_What this task involves_
Go through the records and show each line where the word "HTML" occurs.

_Records shown_
--- START ---

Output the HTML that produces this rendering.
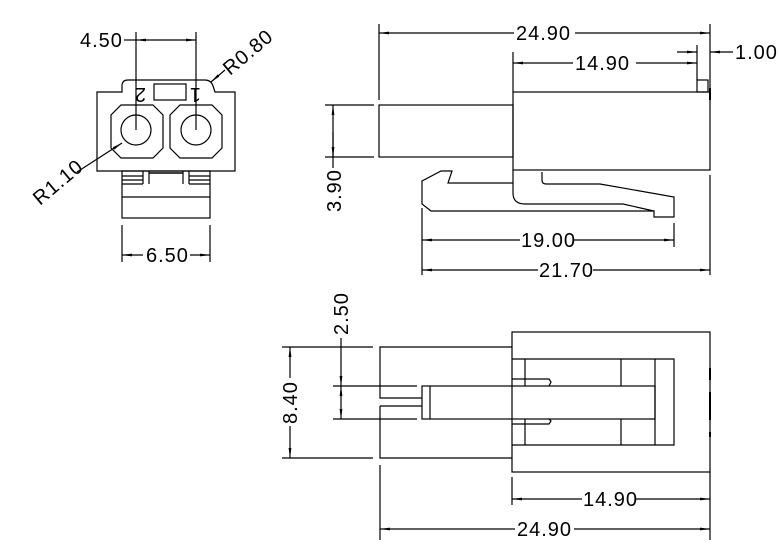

--- END ---
--- START ---

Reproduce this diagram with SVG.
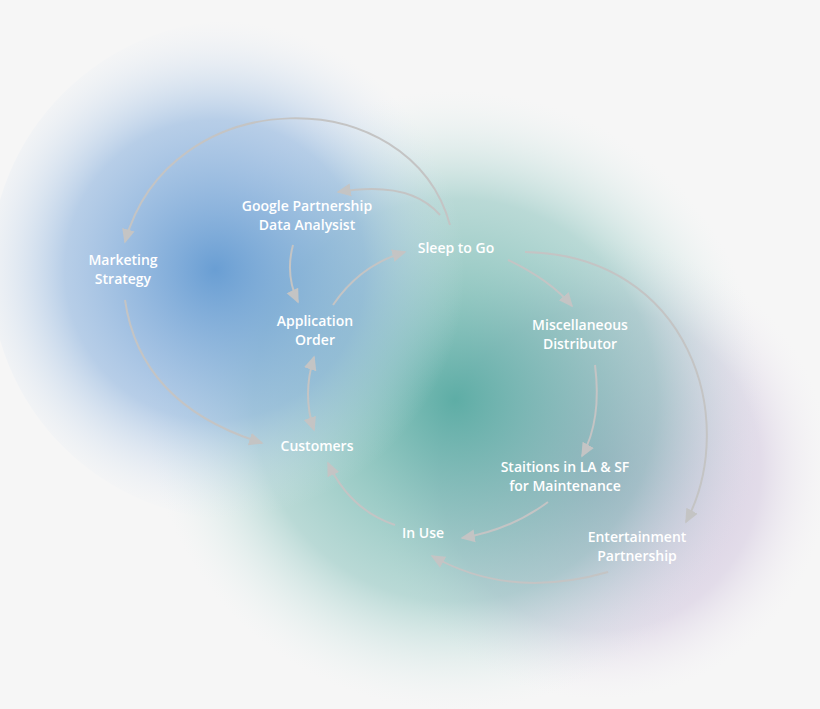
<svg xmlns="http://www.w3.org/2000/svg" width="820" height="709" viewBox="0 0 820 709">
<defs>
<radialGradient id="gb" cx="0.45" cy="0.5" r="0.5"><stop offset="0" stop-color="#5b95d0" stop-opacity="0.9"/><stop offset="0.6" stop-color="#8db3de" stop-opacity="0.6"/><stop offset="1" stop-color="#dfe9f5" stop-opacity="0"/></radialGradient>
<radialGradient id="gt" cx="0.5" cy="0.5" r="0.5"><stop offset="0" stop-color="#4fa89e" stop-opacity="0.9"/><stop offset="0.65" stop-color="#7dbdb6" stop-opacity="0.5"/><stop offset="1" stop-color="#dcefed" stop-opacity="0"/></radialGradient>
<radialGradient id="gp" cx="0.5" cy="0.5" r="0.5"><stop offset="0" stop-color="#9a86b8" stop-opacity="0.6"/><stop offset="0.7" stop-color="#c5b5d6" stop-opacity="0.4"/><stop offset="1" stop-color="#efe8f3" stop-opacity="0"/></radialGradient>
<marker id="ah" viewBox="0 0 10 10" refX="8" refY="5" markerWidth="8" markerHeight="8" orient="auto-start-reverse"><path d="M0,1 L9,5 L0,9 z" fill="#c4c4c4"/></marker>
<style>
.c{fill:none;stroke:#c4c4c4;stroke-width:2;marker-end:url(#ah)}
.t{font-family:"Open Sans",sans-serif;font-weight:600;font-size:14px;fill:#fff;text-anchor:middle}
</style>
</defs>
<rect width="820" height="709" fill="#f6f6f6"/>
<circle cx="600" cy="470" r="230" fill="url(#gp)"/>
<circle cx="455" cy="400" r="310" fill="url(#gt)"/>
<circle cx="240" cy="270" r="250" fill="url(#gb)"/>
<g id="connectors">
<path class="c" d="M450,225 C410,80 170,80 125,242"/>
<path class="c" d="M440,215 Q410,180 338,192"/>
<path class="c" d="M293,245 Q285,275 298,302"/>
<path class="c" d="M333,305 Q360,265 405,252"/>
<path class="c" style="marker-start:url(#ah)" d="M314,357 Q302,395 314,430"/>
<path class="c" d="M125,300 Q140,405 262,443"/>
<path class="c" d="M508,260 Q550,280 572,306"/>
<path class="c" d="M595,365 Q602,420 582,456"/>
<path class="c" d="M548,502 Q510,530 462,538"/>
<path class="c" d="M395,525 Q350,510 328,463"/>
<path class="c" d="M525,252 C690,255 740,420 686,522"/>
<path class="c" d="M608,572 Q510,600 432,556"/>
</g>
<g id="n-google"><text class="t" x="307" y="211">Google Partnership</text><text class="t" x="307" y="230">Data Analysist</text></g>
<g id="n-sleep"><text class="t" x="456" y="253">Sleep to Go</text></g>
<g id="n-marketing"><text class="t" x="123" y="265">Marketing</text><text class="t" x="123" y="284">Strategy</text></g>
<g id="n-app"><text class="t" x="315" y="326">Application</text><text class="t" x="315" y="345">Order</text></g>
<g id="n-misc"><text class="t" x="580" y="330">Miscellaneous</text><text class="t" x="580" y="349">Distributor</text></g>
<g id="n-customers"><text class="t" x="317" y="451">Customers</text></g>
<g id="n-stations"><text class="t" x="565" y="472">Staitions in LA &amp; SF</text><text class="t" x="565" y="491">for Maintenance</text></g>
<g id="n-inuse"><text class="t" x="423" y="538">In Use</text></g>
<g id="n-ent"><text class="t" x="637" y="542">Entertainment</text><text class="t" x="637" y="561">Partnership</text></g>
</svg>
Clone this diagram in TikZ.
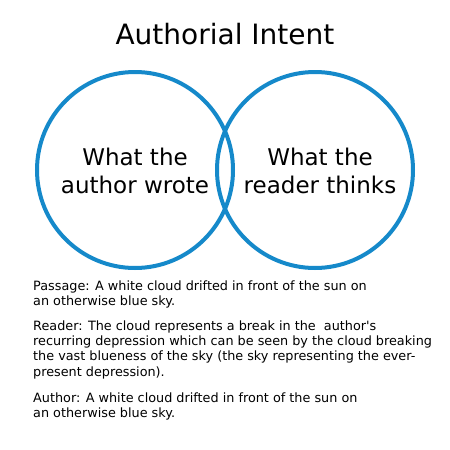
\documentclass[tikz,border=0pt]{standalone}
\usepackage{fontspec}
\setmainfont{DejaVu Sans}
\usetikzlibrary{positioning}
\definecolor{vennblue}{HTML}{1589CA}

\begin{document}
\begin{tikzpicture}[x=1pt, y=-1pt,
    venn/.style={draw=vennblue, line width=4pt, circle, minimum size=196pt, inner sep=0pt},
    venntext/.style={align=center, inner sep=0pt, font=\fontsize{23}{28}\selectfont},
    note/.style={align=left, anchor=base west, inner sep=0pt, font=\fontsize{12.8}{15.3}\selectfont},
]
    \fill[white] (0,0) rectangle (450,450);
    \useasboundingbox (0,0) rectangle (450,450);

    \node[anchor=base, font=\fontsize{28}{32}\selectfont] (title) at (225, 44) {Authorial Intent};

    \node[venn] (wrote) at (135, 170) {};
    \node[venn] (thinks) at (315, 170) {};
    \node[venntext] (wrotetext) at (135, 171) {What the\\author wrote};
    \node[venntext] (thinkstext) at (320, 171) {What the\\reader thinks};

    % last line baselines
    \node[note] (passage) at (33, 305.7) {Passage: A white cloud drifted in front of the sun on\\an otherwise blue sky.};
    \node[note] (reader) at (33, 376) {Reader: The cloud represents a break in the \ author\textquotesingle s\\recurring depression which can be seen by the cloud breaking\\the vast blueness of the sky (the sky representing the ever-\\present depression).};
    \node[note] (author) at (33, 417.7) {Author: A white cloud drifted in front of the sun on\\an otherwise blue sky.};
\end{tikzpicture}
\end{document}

--- END ---
--- START ---

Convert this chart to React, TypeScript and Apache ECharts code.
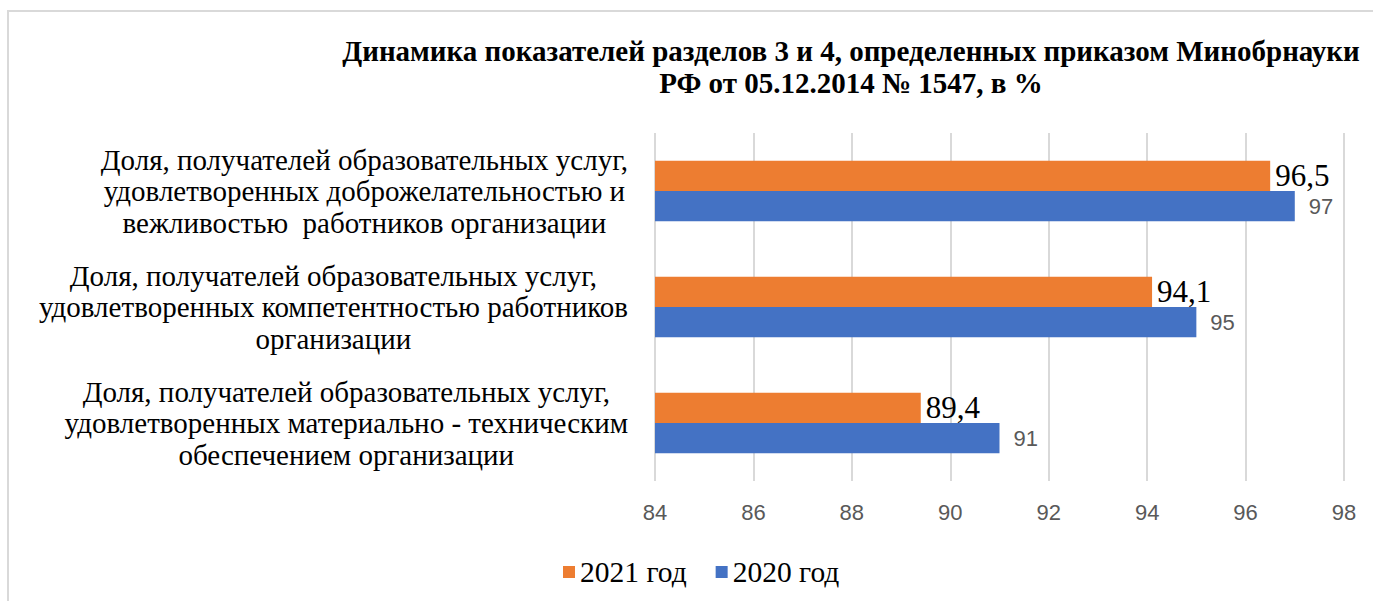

--- END ---

_The reply_
Output the HTML that produces this rendering.
\definecolor{vennblue}{HTML}{1589CA}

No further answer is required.